In Italia, le agroenergie si stanno sviluppando soprattutto con installazioni di piccola e media taglia piuttosto che con grandi centrali, tipiche dei Paesi dotati di forti industrie agroforestali integrate, come i Paesi scandinavi e il Nord America. Se questo limita le economie di scala, favorisce però una filiera più corta, riducendo i costi economici e ambientali dei trasporti e permettendo un’effettiva sinergia tra produzione energetica e attività agricole.
 
Le agroenergie più di altre rinnovabili cambiano, dunque, il paradigma energetico tradizionale, sviluppando una generazione distribuita, con una marcata impronta locale e legami con il territorio. La dimensione ridotta degli impianti favorisce l’integrazione con le attività agricole e li rende più socialmente accettabili, superando le resistenze che frenano la realizzazione delle grandi centrali. Per queste ragioni le agroenergie in Italia possono essere considerate, più di altre fonti, una vera e propria filiera e si può parlare di un “modello italiano”.
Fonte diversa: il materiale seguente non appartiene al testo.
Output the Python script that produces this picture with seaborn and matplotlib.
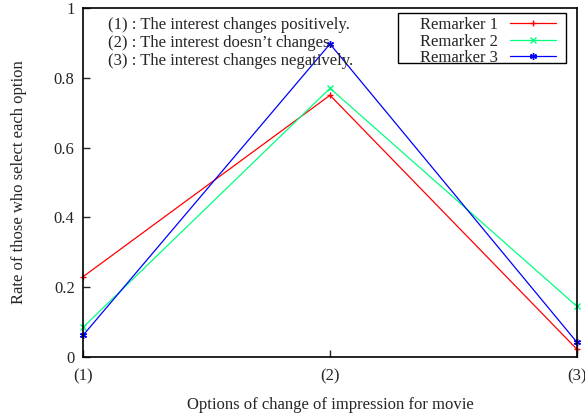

Le ricadute per il Paese, come ha evidenziato il survey dell’Osservatorio agroenergia di Althesys, sono importanti. Nel complesso si stima un beneficio netto per l’Italia di oltre 20 miliardi di euro con un rapporto di 1 a 4 tra costi e benefici. Apprezzabili sono le ricadute occupazionali, con una stima degli addetti di circa 25mila unità. Allo stesso tempo stiamo assistendo alla nascita di una filiera che è in larga parte italiana, per tecnologia e occupazione.
In conclusione, le agroenergie sono un’opportunità di sviluppo e il modello italiano, basato su una generazione diffusa e un forte legame con il territorio, sembra poter creare valore condiviso lungo la filiera.